When we take suffering personally—I am suffering, this is my suffering—
already defilements are at work, delusion in particular.
With such I-dentifying with suffering, we would naturally react to it in unwise ways:
resisting, clinging, ignoring. In reacting to suffering in these ways, suffering persists and grows.
Therefore, we need to check if we have this right understanding.
Only when there is right understanding can we observe suffering objectively.

3. Right Motivation

Another way to check whether we are doing it right is to look at our motivation.
Are we observing to get rid of the unpleasant experience ?
Are we trying to control our experience ?
If we truly understand that suffering is not personal,
but a natural phenomenon arising due to conditions,
we would not have these wrong motivations.
Nonetheless, habit is habit. We tend to cling to our old patterns of coping with suffering.
These habitual ways of coping make things more complicated.
So, we need to watch them first.
And remember, habits too are natural phenomena arising due to conditions.
They are not personal.
Right Release through Knowing and Seeing
Earlier I asked: How does suffering arise ?
If you have heard or read some Dhamma,
you would have the theoretical knowledge that suffering originates from craving.
Yes, that knowledge is important, but for the sake of freedom, that is not enough.
We need direct knowledge.
In other words, we need to see craving in action, how it creates suffering.
This is different from thinking about it, or trying to figure things out.
To understand suffering fully, we need to step out of the story of “my suffering”,
so that we can have an overview of what’s happening.
We need to train ourselves in proper awareness.
Proper here means it is :

• full (inclusive, not rejecting anything, seeing the big picture,
not absorbed or lost in thoughts),

• self-directed,

• kind and gentle (not forcing, not trying to control what we experience,
not trying to get something or get rid of something),
and

• wise (intelligent, circumspect, intuitive, direct, stepping back from the stories in the mind).
Take note that not being absorbed or lost in thoughts does not mean trying to get rid of thoughts.
Thinking happens, just as seeing, hearing and feeling. It’s not a problem.
We need right thinking to practise well.
On the other hand, when we’re lost in any kind of thinking,
the thinking comes from a confused state.
We can’t have proper awareness that way.
As we train the mind in proper awareness,
it grows in its ability to know and see things as how they actually happen.
As the mind watches our experiences—seeing, hearing, sensing, and cognising—
without getting involved with the stories that the mind creates out of what is seen,
heard, sensed or cognised; it learns very well intuitively.
Then wisdom grows. When the mind has understood enough,
then only is there the wisdom to end the suffering.

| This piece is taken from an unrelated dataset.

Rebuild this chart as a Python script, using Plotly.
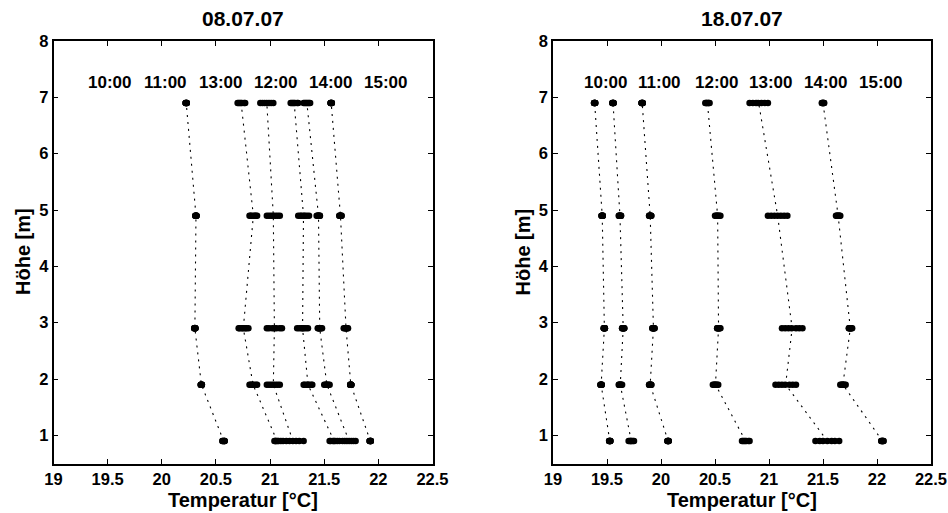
import plotly.graph_objects as go
import numpy as np

# ---------------- data ----------------
heights = [0.9, 1.9, 2.9, 4.9, 6.9]

left_title = "08.07.07"
right_title = "18.07.07"

left_times = ["10:00", "11:00", "13:00", "12:00", "14:00", "15:00"]
right_times = ["10:00", "11:00", "12:00", "13:00", "14:00", "15:00"]

# samples per height (0.9, 1.9, 2.9, 4.9, 6.9 m) -- 08.07.07
L_1000 = [[20.56, 20.56, 20.57, 20.57, 20.58, 20.58, 20.58],
          [20.36, 20.36, 20.36, 20.37, 20.37, 20.37, 20.37],
          [20.30, 20.30, 20.30, 20.31, 20.31, 20.31, 20.31],
          [20.31, 20.31, 20.31, 20.32, 20.32, 20.32, 20.32],
          [20.22, 20.22, 20.22, 20.23, 20.23, 20.23, 20.23]]
L_1100 = [[21.04, 21.05, 21.05, 21.06, 21.07, 21.08, 21.10],
          [20.81, 20.82, 20.83, 20.84, 20.85, 20.87, 20.88],
          [20.71, 20.72, 20.74, 20.75, 20.77, 20.78, 20.80],
          [20.81, 20.82, 20.83, 20.85, 20.86, 20.87, 20.88],
          [20.70, 20.71, 20.72, 20.73, 20.74, 20.76, 20.77]]
L_1300 = [[21.12, 21.15, 21.18, 21.21, 21.24, 21.27, 21.31],
          [20.97, 20.99, 21.01, 21.03, 21.05, 21.07, 21.09],
          [20.97, 20.99, 21.02, 21.04, 21.06, 21.09, 21.11],
          [20.97, 20.99, 21.01, 21.03, 21.05, 21.07, 21.09],
          [20.91, 20.93, 20.95, 20.97, 20.99, 21.01, 21.03]]
L_1200 = [[21.55, 21.56, 21.58, 21.59, 21.60, 21.62, 21.64],
          [21.31, 21.32, 21.34, 21.35, 21.36, 21.38, 21.39],
          [21.25, 21.27, 21.29, 21.30, 21.31, 21.33, 21.35],
          [21.26, 21.28, 21.29, 21.31, 21.32, 21.34, 21.36],
          [21.19, 21.20, 21.21, 21.22, 21.23, 21.25, 21.26]]
L_1400 = [[21.67, 21.69, 21.71, 21.73, 21.75, 21.77, 21.79],
          [21.50, 21.51, 21.52, 21.52, 21.53, 21.54, 21.55],
          [21.44, 21.45, 21.45, 21.46, 21.46, 21.47, 21.48],
          [21.43, 21.44, 21.44, 21.45, 21.45, 21.46, 21.46],
          [21.31, 21.32, 21.33, 21.34, 21.35, 21.36, 21.37]]
L_1500 = [[21.92, 21.92, 21.92, 21.93, 21.93, 21.93, 21.93],
          [21.74, 21.74, 21.74, 21.75, 21.75, 21.75, 21.75],
          [21.68, 21.69, 21.70, 21.70, 21.71, 21.71, 21.72],
          [21.64, 21.64, 21.65, 21.65, 21.65, 21.66, 21.66],
          [21.56, 21.56, 21.56, 21.56, 21.57, 21.57, 21.57]]

# samples per height -- 18.07.07
R_1000 = [[19.52, 19.52, 19.52, 19.53, 19.53, 19.53, 19.53],
          [19.44, 19.44, 19.44, 19.45, 19.45, 19.45, 19.45],
          [19.47, 19.47, 19.47, 19.48, 19.48, 19.48, 19.48],
          [19.45, 19.45, 19.45, 19.46, 19.46, 19.46, 19.46],
          [19.38, 19.38, 19.38, 19.39, 19.39, 19.39, 19.39]]
R_1100 = [[19.70, 19.71, 19.72, 19.72, 19.73, 19.74, 19.75],
          [19.61, 19.61, 19.62, 19.62, 19.63, 19.63, 19.64],
          [19.64, 19.64, 19.65, 19.65, 19.65, 19.66, 19.66],
          [19.61, 19.61, 19.62, 19.62, 19.62, 19.63, 19.63],
          [19.55, 19.55, 19.55, 19.56, 19.56, 19.56, 19.56]]
R_1200 = [[20.06, 20.06, 20.06, 20.07, 20.07, 20.07, 20.07],
          [19.89, 19.89, 19.90, 19.90, 19.90, 19.91, 19.91],
          [19.92, 19.92, 19.93, 19.93, 19.93, 19.94, 19.94],
          [19.89, 19.89, 19.90, 19.90, 19.90, 19.91, 19.91],
          [19.82, 19.82, 19.82, 19.83, 19.83, 19.83, 19.83]]
R_1300 = [[20.75, 20.76, 20.77, 20.78, 20.79, 20.81, 20.82],
          [20.48, 20.49, 20.50, 20.50, 20.51, 20.52, 20.53],
          [20.52, 20.52, 20.53, 20.53, 20.54, 20.54, 20.55],
          [20.50, 20.51, 20.52, 20.52, 20.53, 20.54, 20.55],
          [20.41, 20.42, 20.42, 20.43, 20.44, 20.44, 20.45]]
R_1400 = [[21.43, 21.47, 21.50, 21.54, 21.58, 21.61, 21.65],
          [21.06, 21.09, 21.12, 21.15, 21.19, 21.22, 21.25],
          [21.12, 21.15, 21.18, 21.21, 21.25, 21.28, 21.31],
          [20.99, 21.02, 21.05, 21.08, 21.11, 21.14, 21.17],
          [20.82, 20.85, 20.88, 20.90, 20.93, 20.96, 20.99]]
R_1500 = [[22.04, 22.04, 22.05, 22.05, 22.05, 22.06, 22.06],
          [21.66, 21.67, 21.68, 21.68, 21.69, 21.70, 21.71],
          [21.74, 21.74, 21.75, 21.75, 21.76, 21.76, 21.77],
          [21.62, 21.63, 21.63, 21.64, 21.65, 21.65, 21.66],
          [21.49, 21.49, 21.50, 21.50, 21.50, 21.51, 21.51]]

left_series = [L_1000, L_1100, L_1300, L_1200, L_1400, L_1500]
right_series = [R_1000, R_1100, R_1200, R_1300, R_1400, R_1500]

# label x positions (temperature axis) for time labels
left_label_x = [19.52, 20.03, 20.54, 21.05, 21.56, 22.07]
right_label_x = [19.49, 19.99, 20.51, 21.01, 21.52, 22.03]
label_y = 7.27

x_ticks = [19, 19.5, 20, 20.5, 21, 21.5, 22, 22.5]
x_tick_text = ["19", "19.5", "20", "20.5", "21", "21.5", "22", "22.5"]
y_ticks = [1, 2, 3, 4, 5, 6, 7, 8]

# ---------------- figure ----------------
W, H = 948, 513
FONT = "Liberation Sans, Arial, Helvetica, sans-serif"

fig = go.Figure()


def add_panel(series, xa, ya):
    for samples in series:
        xs, ys = [], []
        for h, vals in zip(heights, samples):
            xs.extend(vals)
            ys.extend([h] * len(vals))
        means = [float(np.mean(v)) for v in samples]
        fig.add_trace(go.Scatter(x=means, y=heights, mode="lines",
                                 line=dict(color="black", width=1.1, dash="2px,5px"),
                                 xaxis=xa, yaxis=ya, showlegend=False, hoverinfo="skip"))
        fig.add_trace(go.Scatter(x=xs, y=ys, mode="markers",
                                 marker=dict(color="black", size=6.5, line=dict(width=0)),
                                 xaxis=xa, yaxis=ya, showlegend=False))


add_panel(left_series, "x", "y")
add_panel(right_series, "x2", "y2")

axis_common = dict(showline=True, linecolor="black", linewidth=1.5, mirror="ticks",
                   ticks="inside", ticklen=5, tickwidth=1, tickcolor="black",
                   showgrid=False, zeroline=False, automargin=False,
                   tickfont=dict(family=FONT, size=16.5, color="black", weight="bold"))

y_top = 1 - 41 / H
y_bot = 1 - 463.5 / H
dom_left = [53.5 / W, 432.5 / W]
dom_right = [553 / W, 931 / W]

fig.update_layout(
    width=W, height=H,
    margin=dict(l=0, r=0, t=0, b=0, pad=0, autoexpand=False),
    paper_bgcolor="white", plot_bgcolor="white",
    xaxis=dict(domain=dom_left, range=[19, 22.5], tickvals=x_ticks, ticktext=x_tick_text,
               anchor="y", **axis_common),
    yaxis=dict(domain=[y_bot, y_top], range=[0.5, 8], tickvals=y_ticks, anchor="x", **axis_common),
    xaxis2=dict(domain=dom_right, range=[19, 22.5], tickvals=x_ticks, ticktext=x_tick_text,
                anchor="y2", **axis_common),
    yaxis2=dict(domain=[y_bot, y_top], range=[0.5, 8], tickvals=y_ticks, anchor="x2", **axis_common),
)

ann = []
bold = dict(family=FONT, color="black", weight="bold")
for dom, title in [(dom_left, left_title), (dom_right, right_title)]:
    cx = (dom[0] + dom[1]) / 2
    ann.append(dict(text=title, x=cx, y=1 - 19 / H, xref="paper", yref="paper",
                    xanchor="center", yanchor="middle", showarrow=False,
                    font=dict(size=21, **bold)))
    ann.append(dict(text="Temperatur [°C]", x=cx, y=1 - 500 / H, xref="paper", yref="paper",
                    xanchor="center", yanchor="middle", showarrow=False,
                    font=dict(size=20, **bold)))
    ann.append(dict(text="Höhe [m]", x=(dom[0] * W - 30.5) / W, y=1 - 252 / H,
                    xref="paper", yref="paper", textangle=-90,
                    xanchor="center", yanchor="middle", showarrow=False,
                    font=dict(size=20, **bold)))

for labels, xs, xr, yr in [(left_times, left_label_x, "x", "y"),
                           (right_times, right_label_x, "x2", "y2")]:
    for t, lx in zip(labels, xs):
        ann.append(dict(text=t, x=lx, y=label_y, xref=xr, yref=yr,
                        xanchor="center", yanchor="middle", showarrow=False,
                        font=dict(size=17, **bold)))

fig.update_layout(annotations=ann)

fig.write_html("out.html")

Ending suffering is not our job.
If we can end suffering as we like,
then life would be a breeze, wouldn’t it ?
And we wouldn’t need a Buddha to teach us, would we ?
Ending suffering is the job of wisdom.
What then is our job ?
To provide causes for wisdom to grow.
So, to end suffering, we need to cultivate wisdom by being aware of our experiences in the proper way.
For right here is where suffering arises,
and so right here is where we need to pay attention.


Conclusion

To conclude,
if we want to work towards freedom from suffering,
we need to make sure that we have the right information.
What I’ve provided here are merely pointers-
pointers to some aspects of the Buddha’s teaching that people usually miss.
With these pointers, may you be able to walk the path properly for the sake of freedom from suffering.